The number of UK firms falling into administration jumped last year, driven by companies in the building and construction industry.
In total, 1,403 firms entered administration last year compared to 1,341 in 2018 – a rise of just under five per cent.
Building and construction firms were the hardest hit by challenging trading conditions last year and the number of administrations in the sector jumped from 216 to 254.
Real estate companies were also badly affected, with the number of insolvencies rising to 69, up from 53 in 2018, due to a mix of political uncertainty and the knock on effect of the declining retail sector.
Despite the tough year for the UK high street, the number of retailers entering administration fell in 2019 from 170 to 133. according to the latest research by accountancy firm KPMG. Karen Millen, Jack Wills and Bonmarche were among the fashion brands to collapse last year.
Insolvensies spiked in the third quarter of the year, jumping to 420, including Late Rooms and Eversmart Energy.

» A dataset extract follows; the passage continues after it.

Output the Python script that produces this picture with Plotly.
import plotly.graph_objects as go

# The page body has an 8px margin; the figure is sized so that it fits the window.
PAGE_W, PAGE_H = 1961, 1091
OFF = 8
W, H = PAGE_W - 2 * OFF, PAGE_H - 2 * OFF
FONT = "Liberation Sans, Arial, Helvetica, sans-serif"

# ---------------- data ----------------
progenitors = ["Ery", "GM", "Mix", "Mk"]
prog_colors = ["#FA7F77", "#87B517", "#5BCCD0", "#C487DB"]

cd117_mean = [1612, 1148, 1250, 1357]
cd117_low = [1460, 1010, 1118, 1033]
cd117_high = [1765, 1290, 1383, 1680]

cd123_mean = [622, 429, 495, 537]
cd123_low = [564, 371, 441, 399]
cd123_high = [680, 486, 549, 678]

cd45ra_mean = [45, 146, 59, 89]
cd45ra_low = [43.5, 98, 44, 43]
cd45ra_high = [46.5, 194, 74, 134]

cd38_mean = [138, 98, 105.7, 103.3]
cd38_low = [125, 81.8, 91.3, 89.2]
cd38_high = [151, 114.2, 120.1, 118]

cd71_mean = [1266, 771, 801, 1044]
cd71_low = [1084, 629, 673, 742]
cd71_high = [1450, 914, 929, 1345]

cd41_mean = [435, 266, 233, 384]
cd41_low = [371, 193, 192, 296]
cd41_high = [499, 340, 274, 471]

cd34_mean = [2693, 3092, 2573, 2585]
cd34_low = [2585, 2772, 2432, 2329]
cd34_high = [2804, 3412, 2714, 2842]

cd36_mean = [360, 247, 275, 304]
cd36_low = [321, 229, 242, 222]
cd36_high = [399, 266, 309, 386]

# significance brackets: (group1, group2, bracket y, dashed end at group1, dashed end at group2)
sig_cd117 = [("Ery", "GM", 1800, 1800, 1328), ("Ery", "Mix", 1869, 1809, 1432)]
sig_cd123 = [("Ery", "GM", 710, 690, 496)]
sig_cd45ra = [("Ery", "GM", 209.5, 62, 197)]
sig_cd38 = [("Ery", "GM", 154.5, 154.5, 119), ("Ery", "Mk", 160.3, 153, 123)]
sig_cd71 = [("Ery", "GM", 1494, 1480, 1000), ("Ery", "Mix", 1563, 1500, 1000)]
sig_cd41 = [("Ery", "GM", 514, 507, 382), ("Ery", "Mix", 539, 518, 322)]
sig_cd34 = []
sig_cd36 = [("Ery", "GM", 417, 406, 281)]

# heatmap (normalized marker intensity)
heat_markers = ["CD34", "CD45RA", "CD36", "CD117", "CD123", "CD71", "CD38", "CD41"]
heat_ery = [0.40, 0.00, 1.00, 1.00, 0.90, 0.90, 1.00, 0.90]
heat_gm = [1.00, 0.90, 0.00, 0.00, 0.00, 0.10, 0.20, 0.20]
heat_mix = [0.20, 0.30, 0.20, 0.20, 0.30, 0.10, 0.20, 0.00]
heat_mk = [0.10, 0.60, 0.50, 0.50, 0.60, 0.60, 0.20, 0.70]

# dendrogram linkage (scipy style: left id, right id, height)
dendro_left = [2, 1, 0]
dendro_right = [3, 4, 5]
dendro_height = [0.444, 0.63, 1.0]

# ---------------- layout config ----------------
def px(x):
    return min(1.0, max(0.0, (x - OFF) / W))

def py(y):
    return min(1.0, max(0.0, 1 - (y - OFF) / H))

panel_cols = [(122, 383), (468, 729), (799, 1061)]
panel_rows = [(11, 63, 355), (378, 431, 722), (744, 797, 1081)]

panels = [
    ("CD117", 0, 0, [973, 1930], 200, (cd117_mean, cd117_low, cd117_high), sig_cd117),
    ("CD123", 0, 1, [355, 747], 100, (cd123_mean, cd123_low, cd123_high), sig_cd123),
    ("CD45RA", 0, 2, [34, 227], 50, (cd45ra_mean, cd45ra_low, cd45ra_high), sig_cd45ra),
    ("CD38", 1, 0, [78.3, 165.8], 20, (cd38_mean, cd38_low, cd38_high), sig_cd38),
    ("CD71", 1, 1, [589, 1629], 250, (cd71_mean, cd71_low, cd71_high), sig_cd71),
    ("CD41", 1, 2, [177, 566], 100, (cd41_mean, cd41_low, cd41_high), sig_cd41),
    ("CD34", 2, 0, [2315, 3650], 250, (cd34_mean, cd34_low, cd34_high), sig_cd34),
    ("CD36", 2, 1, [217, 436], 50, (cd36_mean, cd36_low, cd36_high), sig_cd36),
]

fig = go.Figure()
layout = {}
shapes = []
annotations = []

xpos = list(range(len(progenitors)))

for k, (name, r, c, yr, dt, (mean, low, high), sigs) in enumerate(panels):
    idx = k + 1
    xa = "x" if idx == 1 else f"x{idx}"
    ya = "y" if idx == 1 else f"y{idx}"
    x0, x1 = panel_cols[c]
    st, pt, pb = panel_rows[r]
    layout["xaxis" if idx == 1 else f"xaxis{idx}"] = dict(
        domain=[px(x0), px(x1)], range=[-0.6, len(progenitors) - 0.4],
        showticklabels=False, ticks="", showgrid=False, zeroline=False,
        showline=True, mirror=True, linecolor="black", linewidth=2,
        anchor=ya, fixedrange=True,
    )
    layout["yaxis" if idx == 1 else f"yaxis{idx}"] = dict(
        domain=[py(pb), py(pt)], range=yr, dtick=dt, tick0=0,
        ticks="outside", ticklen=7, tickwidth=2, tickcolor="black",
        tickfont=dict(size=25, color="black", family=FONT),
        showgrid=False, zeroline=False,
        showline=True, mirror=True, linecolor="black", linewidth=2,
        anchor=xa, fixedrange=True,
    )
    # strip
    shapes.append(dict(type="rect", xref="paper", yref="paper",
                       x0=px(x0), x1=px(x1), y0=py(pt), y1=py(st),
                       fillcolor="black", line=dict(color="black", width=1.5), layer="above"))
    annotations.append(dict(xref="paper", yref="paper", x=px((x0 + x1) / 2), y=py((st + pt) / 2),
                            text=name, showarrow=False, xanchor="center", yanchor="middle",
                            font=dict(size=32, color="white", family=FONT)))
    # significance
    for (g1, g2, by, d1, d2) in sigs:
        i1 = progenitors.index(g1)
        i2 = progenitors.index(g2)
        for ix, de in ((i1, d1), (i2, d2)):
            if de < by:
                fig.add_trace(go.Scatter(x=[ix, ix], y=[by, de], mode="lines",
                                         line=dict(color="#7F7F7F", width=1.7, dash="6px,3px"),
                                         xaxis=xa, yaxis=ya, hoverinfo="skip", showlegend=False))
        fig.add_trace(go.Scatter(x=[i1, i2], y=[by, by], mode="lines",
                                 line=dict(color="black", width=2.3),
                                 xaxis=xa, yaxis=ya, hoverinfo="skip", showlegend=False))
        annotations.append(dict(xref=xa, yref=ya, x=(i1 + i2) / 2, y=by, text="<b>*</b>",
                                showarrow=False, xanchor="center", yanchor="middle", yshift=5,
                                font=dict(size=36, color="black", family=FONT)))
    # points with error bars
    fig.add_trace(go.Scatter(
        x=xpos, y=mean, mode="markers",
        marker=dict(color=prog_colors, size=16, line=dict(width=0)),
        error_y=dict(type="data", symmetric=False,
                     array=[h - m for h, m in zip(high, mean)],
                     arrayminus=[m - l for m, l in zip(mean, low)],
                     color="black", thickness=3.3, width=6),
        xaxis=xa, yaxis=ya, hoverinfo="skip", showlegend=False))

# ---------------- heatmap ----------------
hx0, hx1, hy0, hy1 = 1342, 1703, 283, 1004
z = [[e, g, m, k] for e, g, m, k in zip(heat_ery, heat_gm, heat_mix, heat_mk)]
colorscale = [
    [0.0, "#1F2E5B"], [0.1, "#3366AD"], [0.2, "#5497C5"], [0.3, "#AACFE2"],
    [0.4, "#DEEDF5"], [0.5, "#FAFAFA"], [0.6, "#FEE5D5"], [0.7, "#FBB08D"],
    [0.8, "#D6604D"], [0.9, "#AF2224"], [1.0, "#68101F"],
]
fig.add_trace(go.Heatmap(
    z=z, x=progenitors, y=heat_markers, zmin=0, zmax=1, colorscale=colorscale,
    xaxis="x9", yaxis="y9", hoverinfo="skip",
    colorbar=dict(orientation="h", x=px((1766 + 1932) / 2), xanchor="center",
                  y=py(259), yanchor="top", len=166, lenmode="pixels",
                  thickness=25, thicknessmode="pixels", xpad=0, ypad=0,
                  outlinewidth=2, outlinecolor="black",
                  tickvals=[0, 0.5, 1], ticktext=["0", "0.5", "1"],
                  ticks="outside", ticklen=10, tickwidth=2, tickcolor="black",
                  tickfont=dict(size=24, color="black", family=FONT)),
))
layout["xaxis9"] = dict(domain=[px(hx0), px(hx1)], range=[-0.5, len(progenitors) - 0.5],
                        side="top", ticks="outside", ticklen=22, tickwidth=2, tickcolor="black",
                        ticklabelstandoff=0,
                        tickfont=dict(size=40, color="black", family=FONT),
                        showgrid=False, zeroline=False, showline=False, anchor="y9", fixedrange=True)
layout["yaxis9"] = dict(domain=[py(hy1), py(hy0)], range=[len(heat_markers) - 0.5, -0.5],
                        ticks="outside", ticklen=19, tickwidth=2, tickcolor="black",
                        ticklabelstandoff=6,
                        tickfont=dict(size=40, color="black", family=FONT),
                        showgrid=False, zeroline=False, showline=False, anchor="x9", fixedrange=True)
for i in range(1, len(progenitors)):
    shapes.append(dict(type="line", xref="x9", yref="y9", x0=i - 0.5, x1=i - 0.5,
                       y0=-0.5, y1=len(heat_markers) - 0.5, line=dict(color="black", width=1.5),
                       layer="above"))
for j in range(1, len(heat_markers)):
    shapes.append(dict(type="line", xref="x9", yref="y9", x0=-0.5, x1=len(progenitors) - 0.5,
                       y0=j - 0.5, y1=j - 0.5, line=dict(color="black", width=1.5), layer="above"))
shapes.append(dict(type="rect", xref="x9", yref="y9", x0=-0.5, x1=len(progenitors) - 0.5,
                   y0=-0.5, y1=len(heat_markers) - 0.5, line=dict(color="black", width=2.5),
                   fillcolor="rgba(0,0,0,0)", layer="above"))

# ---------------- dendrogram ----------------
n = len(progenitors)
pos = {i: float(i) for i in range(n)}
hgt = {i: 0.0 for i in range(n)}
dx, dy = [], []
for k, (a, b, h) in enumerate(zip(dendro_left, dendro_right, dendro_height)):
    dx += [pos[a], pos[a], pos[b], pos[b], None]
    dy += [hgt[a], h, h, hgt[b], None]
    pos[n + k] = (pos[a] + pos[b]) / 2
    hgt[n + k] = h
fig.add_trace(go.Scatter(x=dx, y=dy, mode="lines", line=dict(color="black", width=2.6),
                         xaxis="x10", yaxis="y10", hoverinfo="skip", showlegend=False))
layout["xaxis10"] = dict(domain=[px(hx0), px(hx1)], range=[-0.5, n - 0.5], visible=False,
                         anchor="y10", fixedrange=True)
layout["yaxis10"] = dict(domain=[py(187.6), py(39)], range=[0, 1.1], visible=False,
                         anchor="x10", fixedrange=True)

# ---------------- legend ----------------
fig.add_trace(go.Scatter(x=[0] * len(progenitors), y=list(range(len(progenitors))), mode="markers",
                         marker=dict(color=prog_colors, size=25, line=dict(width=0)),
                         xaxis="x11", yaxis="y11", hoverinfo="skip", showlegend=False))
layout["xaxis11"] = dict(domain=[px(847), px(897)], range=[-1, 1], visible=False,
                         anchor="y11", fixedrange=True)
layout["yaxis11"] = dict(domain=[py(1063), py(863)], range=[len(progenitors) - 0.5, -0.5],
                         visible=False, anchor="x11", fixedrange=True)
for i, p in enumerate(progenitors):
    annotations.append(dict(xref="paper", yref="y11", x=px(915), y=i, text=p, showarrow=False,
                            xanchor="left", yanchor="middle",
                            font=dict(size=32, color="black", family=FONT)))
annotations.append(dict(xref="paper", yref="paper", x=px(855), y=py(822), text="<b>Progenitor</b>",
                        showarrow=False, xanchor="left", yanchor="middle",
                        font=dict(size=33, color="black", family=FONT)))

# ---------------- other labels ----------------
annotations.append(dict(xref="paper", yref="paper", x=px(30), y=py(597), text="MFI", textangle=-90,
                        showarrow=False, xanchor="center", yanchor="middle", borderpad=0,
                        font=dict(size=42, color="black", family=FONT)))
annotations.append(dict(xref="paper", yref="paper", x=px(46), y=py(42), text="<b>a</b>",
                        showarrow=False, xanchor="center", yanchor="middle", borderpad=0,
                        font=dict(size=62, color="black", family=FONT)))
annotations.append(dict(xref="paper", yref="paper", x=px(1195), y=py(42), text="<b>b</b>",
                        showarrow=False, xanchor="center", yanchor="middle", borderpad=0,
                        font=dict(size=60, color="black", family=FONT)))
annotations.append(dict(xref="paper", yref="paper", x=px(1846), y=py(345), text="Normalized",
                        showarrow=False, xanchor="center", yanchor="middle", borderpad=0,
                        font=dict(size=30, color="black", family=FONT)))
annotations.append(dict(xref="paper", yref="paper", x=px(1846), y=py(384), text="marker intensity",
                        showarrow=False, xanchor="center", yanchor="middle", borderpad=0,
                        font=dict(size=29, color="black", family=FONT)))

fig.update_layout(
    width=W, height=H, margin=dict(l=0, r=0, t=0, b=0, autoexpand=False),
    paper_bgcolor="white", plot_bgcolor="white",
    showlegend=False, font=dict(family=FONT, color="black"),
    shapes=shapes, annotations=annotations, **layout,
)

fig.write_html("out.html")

In the final quarter, administrations fell back to 311, with Clintons and Toto Energy among the companies that collapsed between October and December.
KPMG head of restructuring Blair Nimmo said: “2019 was a year characterised by profound political and economic uncertainty, with consumer confidence remaining fragile and companies continuing to bear the brunt of rising overheads and increased costs.
“While many businesses battened down the financial hatches, adopting a prudent and cautious strategy, for some, the challenging trading conditions proved to be a bridge too far.”
He added: “It’s certainly no surprise that we have seen an increase in real estate insolvencies over the past 12 months, particularly when you consider two specific drivers of activity.
“Firstly, companies that specialise and support residential property development and investment were significantly affected by persistent geo-political and economic uncertainty.
“And of course, the demise and ongoing restructuring of a large number of high street retailers is having a profound impact on commercial property income and values.”